I drifted back to the office, entered, found Mole scampering around in elf green, gleefully stringing lights, singing some old English carol called "The Hedgehog Song," the only line of which he knew was "the hedgehog cannot be buggered at all." Love the guy. We went to the lab and the Wines of Christmas:
First business is rectifying: When I wrote a recent piece about Thanksgiving touring, I'd ended the tour at "Lorane Valley." I'd meant to write Chateau Lorane. Sure, folks got there anyway and, no, I'm not their PR flak, but the place IS quite spiffy, perched above Lake Louise, and they DO make good wines. Cruise out, drop in. Try their honey mead, a traditional Christmas quaff if ever there was one. Wine-savvy folks also talk nice about the Chateau Lorane Marechal Foch Port, available at the winery.
Thinking parties and feasts, more turkey maybe? Two dry white wines would be welcome on the table or as host-gifts: Domaine de la Beaucassone 2005 Cotes du Rhone ($14), a blend of grapes from the south valleys of France, flavors complex but round, with notes of flowers, citrus, wood. Hard to go wrong, ever, with New Zealand whites: Saint Clair 2006 Marlborough Sauvignon Blanc ($16.50) is delish, bursting with tropical fruits and herbal tints, silky smooth and finely balanced, would match with seafood, Asian dishes, even bird.
Got a pinot-head on your list? Frantic end-of-term activities made us miss, but wine mavens we trust report that Domaine Drouhin 2005 Willamette Valley Pinot Noir rang the bells at a recent massive tasting, and it's bargain priced at only $40 "for a limited time." In the more approachable range, folks liked Dylan's Run 2003 Willamette Valley Pinot Noir ($16.50). These are Eugene neighbors out on Briggs Hill Road and they have committed the vineyard to sustainable practices (costly but Earth-friendly), and the wine is superb, still fresh, youthful, with complex berry flavors, good structure and finish.

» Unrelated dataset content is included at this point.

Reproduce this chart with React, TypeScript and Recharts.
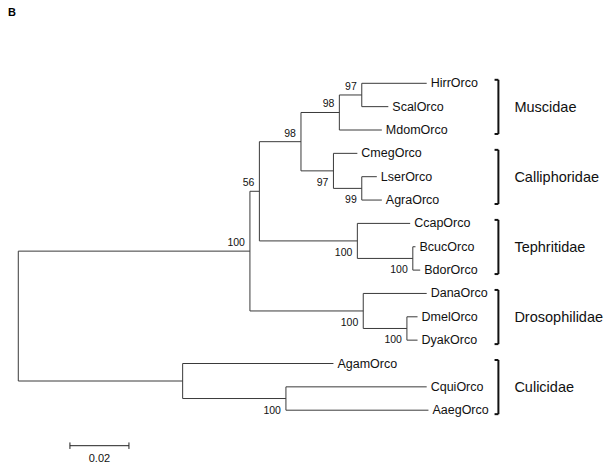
import { ScatterChart, Scatter, XAxis, YAxis, ReferenceLine } from 'recharts'

// tips, top to bottom
const taxa = [
  'HirrOrco', 'ScalOrco', 'MdomOrco', 'CmegOrco', 'LserOrco', 'AgraOrco', 'CcapOrco', 'BcucOrco',
  'BdorOrco', 'DanaOrco', 'DmelOrco', 'DyakOrco', 'AgamOrco', 'CquiOrco', 'AaegOrco',
]
// distance from root (substitutions/site)
const tipDepth = [
  0.1384, 0.1254, 0.1232, 0.1149, 0.1215, 0.1232, 0.1328, 0.1346,
  0.1362, 0.1384, 0.1353, 0.1353, 0.1068, 0.1384, 0.139,
]

const nodeIds = ['root', 'n1', 'n2', 'n3', 'n4', 'n5', 'n6', 'n7', 'n8', 'n9', 'n10', 'n11', 'n12', 'n13']
const nodeDepth = [0, 0.0785, 0.0817, 0.0958, 0.1088, 0.1164, 0.1068, 0.1164, 0.1149, 0.1337, 0.1169, 0.1317, 0.0557, 0.0907]
const nodeChildren = [
  ['n1', 'n12'], ['n2', 'n10'], ['n3', 'n8'], ['n4', 'n6'], ['n5', 'MdomOrco'], ['HirrOrco', 'ScalOrco'],
  ['CmegOrco', 'n7'], ['LserOrco', 'AgraOrco'], ['CcapOrco', 'n9'], ['BcucOrco', 'BdorOrco'],
  ['DanaOrco', 'n11'], ['DmelOrco', 'DyakOrco'], ['AgamOrco', 'n13'], ['CquiOrco', 'AaegOrco'],
]
const nodeSupport = [null, 100, 56, 98, 98, 97, 97, 99, 100, 100, 100, 100, null, 100]
const supportBelow = [false, false, false, false, false, false, true, true, true, true, true, true, false, true]

const families = ['Muscidae', 'Calliphoridae', 'Tephritidae', 'Drosophilidae', 'Culicidae']
const familyFirst = [0, 3, 6, 9, 12]
const familyLast = [2, 5, 8, 11, 14]

const scaleBarValue = 0.02

// layout (data units)
const X_DOMAIN = [-0.0062, 0.2012]
const Y_DOMAIN = [-3.5675, 16.561]
const BRACKET_X = 0.1627
const SCALE_X = 0.0175
const SCALE_Y = 15.52

const FONT = 'Arial, "Liberation Sans", sans-serif'
const LINE = '#3a3a3a'

type Pt = { x: number; y: number }
const pos: Record<string, Pt> = {}
taxa.forEach((t, i) => { pos[t] = { x: tipDepth[i], y: i } })
function place(id: string): Pt {
  if (pos[id]) return pos[id]
  const k = nodeIds.indexOf(id)
  const [a, b] = nodeChildren[k].map(place)
  pos[id] = { x: nodeDepth[k], y: (a.y + b.y) / 2 }
  return pos[id]
}
place('root')

const segments: [Pt, Pt][] = []
nodeIds.forEach((id, k) => {
  const p = pos[id]
  const kids = nodeChildren[k].map(c => pos[c])
  segments.push([{ x: p.x, y: kids[0].y }, { x: p.x, y: kids[1].y }])
  kids.forEach(c => segments.push([{ x: p.x, y: c.y }, { x: c.x, y: c.y }]))
})

const tipData = taxa.map((t, i) => ({ x: tipDepth[i], y: i, name: t }))
const supportData = nodeIds
  .map((id, k) => ({ ...pos[id], value: nodeSupport[k], below: supportBelow[k] }))
  .filter(d => d.value != null)
const familyData = families.map((f, i) => ({ x: BRACKET_X, y: (familyFirst[i] + familyLast[i]) / 2, name: f }))
const scaleData = [{ x: SCALE_X + scaleBarValue / 2, y: SCALE_Y, name: String(scaleBarValue) }]

export default function App() {
  return (
    <div style={{ position: 'absolute', left: 0, top: 0, width: 612, height: 470, background: '#fff' }}>
      <div style={{ position: 'absolute', left: 8, top: 6, fontFamily: FONT, fontWeight: 'bold', fontSize: 11 }}>B</div>
      <ScatterChart width={612} height={470} margin={{ top: 0, right: 0, bottom: 0, left: 0 }}>
        <XAxis type="number" dataKey="x" domain={X_DOMAIN} allowDataOverflow hide />
        <YAxis type="number" dataKey="y" domain={Y_DOMAIN} allowDataOverflow reversed hide />
        {segments.map((s, i) => (
          <ReferenceLine key={`b${i}`} segment={s} stroke={LINE} strokeWidth={1} />
        ))}
        {families.map((f, i) => {
          const top = familyFirst[i] - 0.15
          const bot = familyLast[i] + 0.17
          return [
            <ReferenceLine key={`fv${i}`} segment={[{ x: BRACKET_X, y: top }, { x: BRACKET_X, y: bot }]} stroke="#111" strokeWidth={2} />,
            <ReferenceLine key={`ft${i}`} segment={[{ x: BRACKET_X - 0.0013, y: top }, { x: BRACKET_X, y: top }]} stroke="#111" strokeWidth={2} />,
            <ReferenceLine key={`fb${i}`} segment={[{ x: BRACKET_X - 0.0013, y: bot }, { x: BRACKET_X, y: bot }]} stroke="#111" strokeWidth={2} />,
          ]
        })}
        <ReferenceLine segment={[{ x: SCALE_X, y: SCALE_Y }, { x: SCALE_X + scaleBarValue, y: SCALE_Y }]} stroke="#222" strokeWidth={1} />
        <ReferenceLine segment={[{ x: SCALE_X, y: SCALE_Y - 0.14 }, { x: SCALE_X, y: SCALE_Y + 0.14 }]} stroke="#222" strokeWidth={1} />
        <ReferenceLine segment={[{ x: SCALE_X + scaleBarValue, y: SCALE_Y - 0.14 }, { x: SCALE_X + scaleBarValue, y: SCALE_Y + 0.14 }]} stroke="#222" strokeWidth={1} />
        <Scatter
          data={tipData}
          isAnimationActive={false}
          shape={(p: any) => (
            <text x={p.cx + 4} y={p.cy} dominantBaseline="central" fontFamily={FONT} fontSize={12.5} fill="#111">
              {p.payload.name}
            </text>
          )}
        />
        <Scatter
          data={supportData}
          isAnimationActive={false}
          shape={(p: any) => (
            <text x={p.cx - 5} y={p.cy + (p.payload.below ? 11 : -9)} textAnchor="end" dominantBaseline="central" fontFamily={FONT} fontSize={10.5} fill="#111">
              {p.payload.value}
            </text>
          )}
        />
        <Scatter
          data={familyData}
          isAnimationActive={false}
          shape={(p: any) => (
            <text x={p.cx + 16} y={p.cy} dominantBaseline="central" fontFamily={FONT} fontSize={14.5} fill="#111">
              {p.payload.name}
            </text>
          )}
        />
        <Scatter
          data={scaleData}
          isAnimationActive={false}
          shape={(p: any) => (
            <text x={p.cx} y={p.cy + 12} textAnchor="middle" dominantBaseline="central" fontFamily={FONT} fontSize={11} fill="#111">
              {p.payload.name}
            </text>
          )}
        />
      </ScatterChart>
    </div>
  )
}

Ray Walsh, owner/winemaker for Capitello Wines, dropped in the other night and made us taste Wahle Vineyards and Cellars 2003 Willamette Valley Pinot Noir: very special, deeply layered in dark fruits and berries, underlying tones of smoky wood, top notes of cherries and roses, oh my. Turns out we can't have any more, but Wahle's 2005s are in the markets, with 2006 recently bottled and coming soon. Can't find 'em? Go on the web, wahlevineyardsandcellars.com, fill your cybercart.
Kat and I soiréed recently at Chez Mark and Denise Lyon, sipped through a couple dozen top-shelf California cabs, all from the '97 vintage, most ticked at prices that put them out of our reach, but some were benchmark wines, restored my lagging lust for Napa-cabs. If you're gifting a cab-fiend, look for reliable names — Caymus, Sterling, Silver Oak, Heitz — but steel your nerves for sticker shock. Pals Mike and Mary brought to dinner Rodney Strong 2003 Single Vineyard Alexander Valley Cabernet Sauvignon: classic flavors of dark berries, hint of mint, gobs of oak, rich and yummy, jacketed at 30 bux. Gulp.
Time to trip back into space. If I cross paths with Santa, I'll send him your way. Find me scanning Saturn's rings or galloping along the Horsehead Nebula. And happy new year to all y'all in the old Milky Way.